La montée de l’abstention et l’éparpillement des voix au premier tour de l’élection présidentielle témoignent de la perte de confiance de l’électorat dans les institutions de la Vème République.Il ne faut pas y voir un rejet de la Constitution de 1958, mais plutôt un désaveu de l’usage incestueux qu’en ont fait les successeurs du Président de Gaulle.
Sous le prétexte d’une tradition prétendument gaullienne, les candidats des « grands » partis ont jusqu’ici fait campagne sur un programme de gouvernement pour s’assurer une majorité présidentielle à l’Assemblée Nationale et se permettre, une fois élus, de remanier le gouvernement sans dissoudre l’Assemblée. En fait, les expressions « majorité présidentielle » et « remaniement » dissimulent des atteintes délibérées à la séparation des pouvoirs du Président et du Gouvernement, tels que définis par les articles 5 et 20 de la Constitution de 1958
Art 5 -Le Président de la République veille au respect de la Constitution. Il assure, par son arbitrage, le fonctionnement régulier des pouvoirs publics ainsi que la continuité de l'État. Il est le garant de l'indépendance nationale, de l'intégrité du territoire et du respect des traités.

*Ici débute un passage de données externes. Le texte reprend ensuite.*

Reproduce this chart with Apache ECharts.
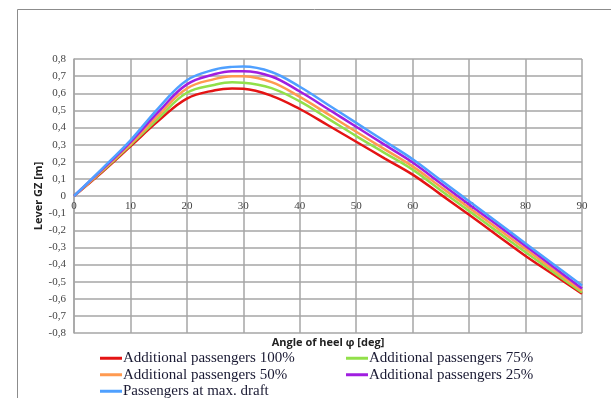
<!DOCTYPE html>
<html>
<head>
<meta charset="utf-8">
<script src="https://cdn.jsdelivr.net/npm/echarts@6/dist/echarts.min.js"></script>
<style>html,body{margin:0;padding:0;background:#fff}#c{width:611px;height:398px}</style>
</head>
<body>
<div id="c"></div>
<script>
const angles = [0, 5, 10, 15, 20, 25, 28, 30, 35, 40, 45, 50, 55, 60, 65, 70, 75, 80, 85, 90];
const pax100 = [0, 0.14, 0.29, 0.44, 0.569, 0.618, 0.628, 0.626, 0.585, 0.508, 0.413, 0.317, 0.22, 0.125, 0.008, -0.11, -0.23, -0.35, -0.46, -0.571];
const pax75  = [0, 0.145, 0.298, 0.455, 0.603, 0.65, 0.664, 0.662, 0.63, 0.552, 0.452, 0.35, 0.252, 0.154, 0.032, -0.088, -0.208, -0.328, -0.446, -0.563];
const pax50  = [0, 0.15, 0.305, 0.472, 0.628, 0.684, 0.7, 0.699, 0.665, 0.579, 0.478, 0.375, 0.274, 0.173, 0.052, -0.068, -0.189, -0.31, -0.432, -0.553];
const pax25  = [0, 0.155, 0.315, 0.492, 0.652, 0.712, 0.729, 0.729, 0.698, 0.61, 0.508, 0.404, 0.3, 0.196, 0.073, -0.049, -0.17, -0.292, -0.416, -0.54];
const paxMax = [0, 0.16, 0.325, 0.515, 0.676, 0.739, 0.754, 0.756, 0.724, 0.638, 0.533, 0.427, 0.321, 0.215, 0.092, -0.03, -0.153, -0.277, -0.4, -0.523];

const names = ['Additional passengers 100%', 'Additional passengers 75%', 'Additional passengers 50%', 'Additional passengers 25%', 'Passengers at max. draft'];
const colors = ['#e41414', '#92e04a', '#ff9a50', '#a01ee0', '#4fa0ff'];
const values = [pax100, pax75, pax50, pax25, paxMax];

const series = values.map((v, i) => ({
  name: names[i],
  type: 'line',
  smooth: 0.4,
  symbol: 'none',
  lineStyle: { width: 2.5, color: colors[i] },
  itemStyle: { color: colors[i] },
  data: angles.map((a, j) => [a, v[j]])
}));

const serif = '"Liberation Serif", "DejaVu Serif", serif';
const sans = '"Open Sans", "Liberation Sans", sans-serif';
const legendText = { fontFamily: serif, fontSize: 15, color: '#1a1a33', lineHeight: 16.5, padding: [0, 0, 0, -4] };

const chart = echarts.init(document.getElementById('c'));
chart.setOption({
  animation: false,
  backgroundColor: '#fff',
  graphic: [{
    type: 'rect', left: 15, top: 7, silent: true,
    shape: { width: 594, height: 400 },
    style: { fill: 'none', stroke: '#8c8c8c', lineWidth: 1 }
  }, {
    type: 'text', x: 328, y: 337, silent: true,
    style: { text: 'Angle of heel φ [deg]', font: 'bold 11px ' + sans, fill: '#222', align: 'center', verticalAlign: 'top' }
  }],
  grid: { left: 74, right: 29, top: 59, bottom: 65, containLabel: false, outerBoundsMode: 'none' },
  legend: [
    { left: 100, top: 350, height: 70, orient: 'vertical', itemGap: 0, itemWidth: 22, itemHeight: 3, icon: 'rect',
      data: [names[0], names[2], names[4]], textStyle: legendText, padding: 0 },
    { left: 346, top: 350, height: 70, orient: 'vertical', itemGap: 0, itemWidth: 22, itemHeight: 3, icon: 'rect',
      data: [names[1], names[3]], textStyle: legendText, padding: 0 }
  ],
  xAxis: {
    type: 'value', min: 0, max: 90, interval: 10,
    offset: -137,
    axisLine: { show: false, onZero: false },
    axisTick: { show: false },
    axisLabel: { fontFamily: serif, fontSize: 11, color: '#444', margin: 5 },
    splitLine: { show: true, lineStyle: { color: '#a6a6a6', width: 1.5 } }
  },
  yAxis: {
    type: 'value', min: -0.8, max: 0.8, interval: 0.1,
    name: 'Lever GZ [m]', nameLocation: 'middle', nameGap: 30, nameRotate: 90, nameMoveOverlap: false,
    nameTextStyle: { fontFamily: sans, fontWeight: 'bold', fontSize: 11, color: '#222' },
    axisLine: { show: true, onZero: false, lineStyle: { color: '#a6a6a6', width: 1.5 } },
    axisTick: { show: false },
    axisLabel: { fontFamily: serif, fontSize: 11, color: '#444', margin: 8,
      formatter: v => (Math.round(v * 10) / 10).toString().replace('.', ',') },
    splitLine: { show: true, lineStyle: { color: '#a6a6a6', width: 1.5 } }
  },
  series: series
});
</script>
</body>
</html>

…Art .20 Le Gouvernement détermine et conduit la politique de la nation. Il dispose de l'administration et de la force armée. Il est responsable devant le Parlement dans les conditions et suivant les procédures prévues aux articles 49 et 50.
Pendant les périodes dites de cohabitation, la Constitution de 1958 s’appliquait à la lettre :
En 1997 le Président Chirac n’avait pu nommer au poste de premier ministre que celui -Lionel Jospin - qui avait la confiance de la majorité de l’Assemblée nouvellement élue. C’est ainsi que le gouvernement de la gauche plurielle a pu déterminer et conduire la politique de la Nation pendant cinq ans sous le seul contrôle du Parlement. Pendant ce temps, le Président Chirac s’en est tenu à son rôle d’arbitre du bon fonctionnement des pouvoirs et de garant des valeurs républicaines : unité nationale, intégrité territoriale et respect des traités. Il avait le pouvoir (Art.10) de renvoyer à la délibération du Parlement toute loi qui lui aurait semblé menacer ces valeurs. Si ni Chirac, ni Mitterrand pendant la « cohabitation de velours » avec Balladur n’ont fait usage de ce pouvoir, c’est que cela ne leur a pas paru nécessaire
Cependant, le Parti Socialiste, craignant de perdre les législatives en Février-Mars 2002 avant la présidentielle que son candidat était persuadé de gagner en Avril-Mai, les fit reporter en Juin par la loi dite d’inversion du calendrier. Erreur tactique qui a causé l’élimination de la gauche au premier tour °mais aussi déni de démocratie. Combinée avec l’instauration du quinquennat, l’inversion du calendrier a transformé les partis en écuries présidentielles où poulains, pouliches et chevaux de retour se préparent au Grand Prix de l’Elysée. Ils-elles s’y reposent sur les promesses dont leurs prédécesseurs ont fait litière, entre les galops d’essai des élections locales et les éliminatoires des primaires. Sitôt le Grand Prix couru, l’investiture est accordée aux palefreniers du cheval gagnant avec la mission de former la « majorité présidentielle » à l’Assemblée Nationale. Cinq ans plus tard, la boucle est bouclée. Les partis ont repris leurs vaines querelles d’éleveurs de champions et de plus en plus d’électeurs placent leurs paris au PMU plutôt qu’au bureau de vote.
Au terme d’un quatrième quinquennat aussi décevant que les précédents, plusieurs personnalités ont déjà décliné l’offre de leurs amis de se présenter à l’élection présidentielle de 2022 avec le programme d’une coalition de partis. Ces personnalités, voire d’autres pourraient aussi bien se présenter à titre individuel sans engagement ni programme de gouvernement, dans le strict respect de la Constitution. Ce serait une nouvelle sorte de candidat(e)s sans parti, des candidat(e)s honnêtes en somme. Pourquoi n’y en aurait-il- pas ?
En 2022 les candidat(e)s honnêtes à la Présidence ne feront campagne que sur leur projet personnel de représentation et de défense des intérêts de la France dans le concert des nations. Le suffrage universel les départagera sur leur aptitude à assurer, par leur arbitrage, le fonctionnement régulier des pouvoirs publics et sur leur engagement à une collaboration franche et vigilante avec le Parlement, quelle qu’en soit la majorité.
Pour ma part, je ne donnerai mon vote qu’à un(e) de ceux ou de celles qui s’engageront aussi à soumettre au référendum une loi rétablissant la préséance des élections législatives en Février 2027 sur l’élection présidentielle d’Avril 2027.